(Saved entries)
* * *
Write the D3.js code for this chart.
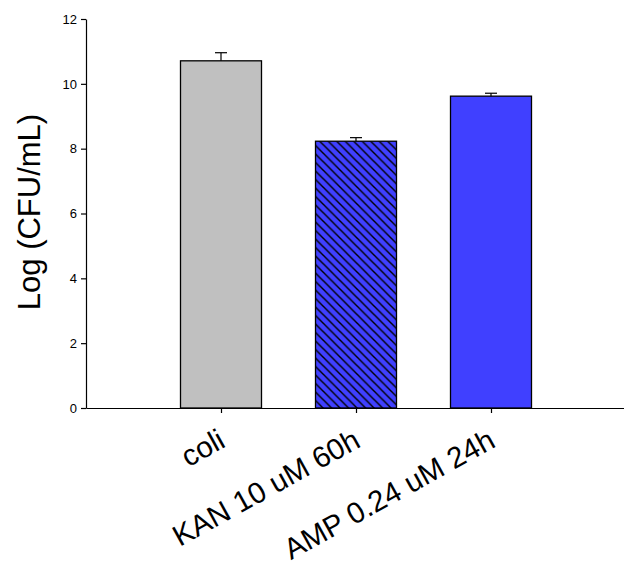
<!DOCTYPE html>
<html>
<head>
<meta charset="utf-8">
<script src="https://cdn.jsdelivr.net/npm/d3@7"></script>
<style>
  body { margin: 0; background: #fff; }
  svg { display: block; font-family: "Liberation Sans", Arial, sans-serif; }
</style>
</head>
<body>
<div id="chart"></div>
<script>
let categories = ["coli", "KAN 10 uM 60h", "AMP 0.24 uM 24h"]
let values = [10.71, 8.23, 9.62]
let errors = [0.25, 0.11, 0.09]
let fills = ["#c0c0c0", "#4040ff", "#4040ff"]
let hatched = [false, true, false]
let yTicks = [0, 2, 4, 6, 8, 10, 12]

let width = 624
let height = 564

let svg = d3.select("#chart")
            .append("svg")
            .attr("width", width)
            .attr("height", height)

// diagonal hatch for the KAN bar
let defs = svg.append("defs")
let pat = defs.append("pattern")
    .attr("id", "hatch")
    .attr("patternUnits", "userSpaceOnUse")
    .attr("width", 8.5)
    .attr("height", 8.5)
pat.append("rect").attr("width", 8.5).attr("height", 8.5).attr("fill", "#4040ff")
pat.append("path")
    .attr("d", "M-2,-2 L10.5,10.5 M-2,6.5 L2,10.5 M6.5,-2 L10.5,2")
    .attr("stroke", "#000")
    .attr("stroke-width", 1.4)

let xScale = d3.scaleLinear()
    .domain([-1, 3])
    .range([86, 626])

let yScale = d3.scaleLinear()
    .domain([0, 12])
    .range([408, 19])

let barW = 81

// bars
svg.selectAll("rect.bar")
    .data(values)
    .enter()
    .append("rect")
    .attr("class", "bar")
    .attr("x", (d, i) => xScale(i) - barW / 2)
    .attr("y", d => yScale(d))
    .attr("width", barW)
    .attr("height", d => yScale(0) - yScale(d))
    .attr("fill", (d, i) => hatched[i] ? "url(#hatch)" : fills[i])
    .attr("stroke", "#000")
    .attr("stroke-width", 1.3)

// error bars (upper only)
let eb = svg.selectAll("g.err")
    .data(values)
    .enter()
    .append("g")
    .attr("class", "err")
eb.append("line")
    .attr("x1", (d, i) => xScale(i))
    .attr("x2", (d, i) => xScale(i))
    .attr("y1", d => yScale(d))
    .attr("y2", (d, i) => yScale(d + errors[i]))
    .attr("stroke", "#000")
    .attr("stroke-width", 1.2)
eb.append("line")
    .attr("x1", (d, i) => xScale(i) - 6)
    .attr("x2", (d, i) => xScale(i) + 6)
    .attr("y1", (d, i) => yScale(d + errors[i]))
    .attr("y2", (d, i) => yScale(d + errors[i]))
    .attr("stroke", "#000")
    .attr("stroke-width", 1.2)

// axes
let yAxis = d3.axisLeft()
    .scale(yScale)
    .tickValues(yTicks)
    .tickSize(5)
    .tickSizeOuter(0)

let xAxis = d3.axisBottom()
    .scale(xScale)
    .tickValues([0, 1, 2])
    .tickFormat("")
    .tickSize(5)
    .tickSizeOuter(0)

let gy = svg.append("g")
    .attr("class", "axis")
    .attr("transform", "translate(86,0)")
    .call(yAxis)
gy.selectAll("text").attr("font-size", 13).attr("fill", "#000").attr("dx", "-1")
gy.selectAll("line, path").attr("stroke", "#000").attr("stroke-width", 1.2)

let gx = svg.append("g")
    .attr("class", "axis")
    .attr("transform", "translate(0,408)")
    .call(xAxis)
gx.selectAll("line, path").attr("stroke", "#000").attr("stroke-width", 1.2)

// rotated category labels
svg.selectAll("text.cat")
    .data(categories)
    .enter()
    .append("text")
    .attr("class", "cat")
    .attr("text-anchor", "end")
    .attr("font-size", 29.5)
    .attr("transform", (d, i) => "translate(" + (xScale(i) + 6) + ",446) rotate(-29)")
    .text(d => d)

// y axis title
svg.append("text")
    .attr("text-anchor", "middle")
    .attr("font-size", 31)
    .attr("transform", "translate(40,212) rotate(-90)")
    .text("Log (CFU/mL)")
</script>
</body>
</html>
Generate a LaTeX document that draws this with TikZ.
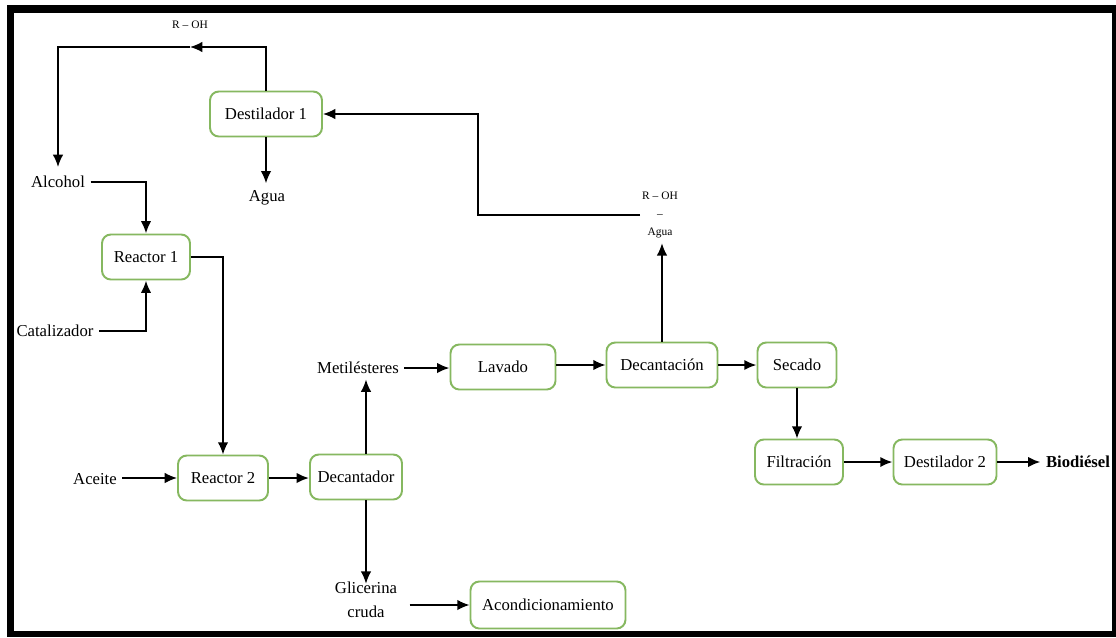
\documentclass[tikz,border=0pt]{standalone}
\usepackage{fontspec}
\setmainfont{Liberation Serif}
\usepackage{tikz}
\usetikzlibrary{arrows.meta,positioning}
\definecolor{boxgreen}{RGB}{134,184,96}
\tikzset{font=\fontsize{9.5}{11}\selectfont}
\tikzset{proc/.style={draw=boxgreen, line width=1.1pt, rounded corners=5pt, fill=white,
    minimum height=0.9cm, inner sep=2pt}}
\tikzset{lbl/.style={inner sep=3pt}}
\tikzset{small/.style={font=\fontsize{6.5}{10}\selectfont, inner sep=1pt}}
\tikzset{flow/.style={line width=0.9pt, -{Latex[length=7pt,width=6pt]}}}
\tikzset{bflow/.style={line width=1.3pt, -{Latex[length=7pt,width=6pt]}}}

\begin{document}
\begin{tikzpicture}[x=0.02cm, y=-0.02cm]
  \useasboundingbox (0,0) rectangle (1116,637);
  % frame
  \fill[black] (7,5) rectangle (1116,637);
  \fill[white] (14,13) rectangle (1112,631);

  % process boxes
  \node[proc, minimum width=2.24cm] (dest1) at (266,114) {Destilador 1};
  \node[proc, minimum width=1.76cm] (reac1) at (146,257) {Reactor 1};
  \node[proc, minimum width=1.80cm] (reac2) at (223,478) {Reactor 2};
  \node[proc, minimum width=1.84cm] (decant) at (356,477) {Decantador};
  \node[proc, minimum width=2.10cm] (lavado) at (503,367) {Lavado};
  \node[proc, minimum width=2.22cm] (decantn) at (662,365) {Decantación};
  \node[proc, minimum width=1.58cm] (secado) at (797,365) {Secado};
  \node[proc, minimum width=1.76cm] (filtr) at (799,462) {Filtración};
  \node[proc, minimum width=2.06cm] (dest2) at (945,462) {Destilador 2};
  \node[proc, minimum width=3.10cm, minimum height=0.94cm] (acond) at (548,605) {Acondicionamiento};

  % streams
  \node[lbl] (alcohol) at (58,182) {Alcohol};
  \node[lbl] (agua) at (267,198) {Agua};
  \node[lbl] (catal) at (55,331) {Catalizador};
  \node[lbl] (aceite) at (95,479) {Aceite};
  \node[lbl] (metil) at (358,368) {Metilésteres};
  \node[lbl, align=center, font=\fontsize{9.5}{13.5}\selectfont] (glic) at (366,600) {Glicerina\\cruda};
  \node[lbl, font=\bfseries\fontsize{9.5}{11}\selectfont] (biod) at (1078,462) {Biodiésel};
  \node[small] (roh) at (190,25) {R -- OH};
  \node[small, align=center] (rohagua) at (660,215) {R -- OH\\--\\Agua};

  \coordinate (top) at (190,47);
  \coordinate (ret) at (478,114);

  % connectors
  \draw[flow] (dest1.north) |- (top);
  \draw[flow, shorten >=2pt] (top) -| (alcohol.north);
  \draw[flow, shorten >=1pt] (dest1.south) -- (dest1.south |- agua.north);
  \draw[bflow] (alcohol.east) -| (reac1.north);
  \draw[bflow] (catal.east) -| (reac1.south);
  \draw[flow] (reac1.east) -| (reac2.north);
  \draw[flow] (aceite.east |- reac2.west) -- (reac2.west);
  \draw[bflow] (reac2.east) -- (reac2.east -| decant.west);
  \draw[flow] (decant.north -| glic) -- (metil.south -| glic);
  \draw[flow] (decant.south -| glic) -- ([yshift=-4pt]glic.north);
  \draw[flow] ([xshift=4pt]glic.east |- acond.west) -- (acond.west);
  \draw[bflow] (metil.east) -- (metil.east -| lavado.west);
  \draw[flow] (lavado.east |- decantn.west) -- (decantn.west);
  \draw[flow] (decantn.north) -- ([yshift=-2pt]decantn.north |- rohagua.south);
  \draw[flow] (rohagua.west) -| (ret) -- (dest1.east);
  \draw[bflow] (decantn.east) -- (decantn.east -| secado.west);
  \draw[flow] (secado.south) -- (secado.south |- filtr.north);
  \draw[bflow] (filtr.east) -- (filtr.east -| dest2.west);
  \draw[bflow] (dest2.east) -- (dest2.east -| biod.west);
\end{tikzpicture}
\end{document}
* * *
- _Do this_
Restate word for word only the lines from where the entries begin through the one with "let barW = 81"; omit the pictures.

- _Output below_
Write the D3.js code for this chart.
<!DOCTYPE html>
<html>
<head>
<meta charset="utf-8">
<script src="https://cdn.jsdelivr.net/npm/d3@7"></script>
<style>
  body { margin: 0; background: #fff; }
  svg { display: block; font-family: "Liberation Sans", Arial, sans-serif; }
</style>
</head>
<body>
<div id="chart"></div>
<script>
let categories = ["coli", "KAN 10 uM 60h", "AMP 0.24 uM 24h"]
let values = [10.71, 8.23, 9.62]
let errors = [0.25, 0.11, 0.09]
let fills = ["#c0c0c0", "#4040ff", "#4040ff"]
let hatched = [false, true, false]
let yTicks = [0, 2, 4, 6, 8, 10, 12]

let width = 624
let height = 564

let svg = d3.select("#chart")
            .append("svg")
            .attr("width", width)
            .attr("height", height)

// diagonal hatch for the KAN bar
let defs = svg.append("defs")
let pat = defs.append("pattern")
    .attr("id", "hatch")
    .attr("patternUnits", "userSpaceOnUse")
    .attr("width", 8.5)
    .attr("height", 8.5)
pat.append("rect").attr("width", 8.5).attr("height", 8.5).attr("fill", "#4040ff")
pat.append("path")
    .attr("d", "M-2,-2 L10.5,10.5 M-2,6.5 L2,10.5 M6.5,-2 L10.5,2")
    .attr("stroke", "#000")
    .attr("stroke-width", 1.4)

let xScale = d3.scaleLinear()
    .domain([-1, 3])
    .range([86, 626])

let yScale = d3.scaleLinear()
    .domain([0, 12])
    .range([408, 19])

let barW = 81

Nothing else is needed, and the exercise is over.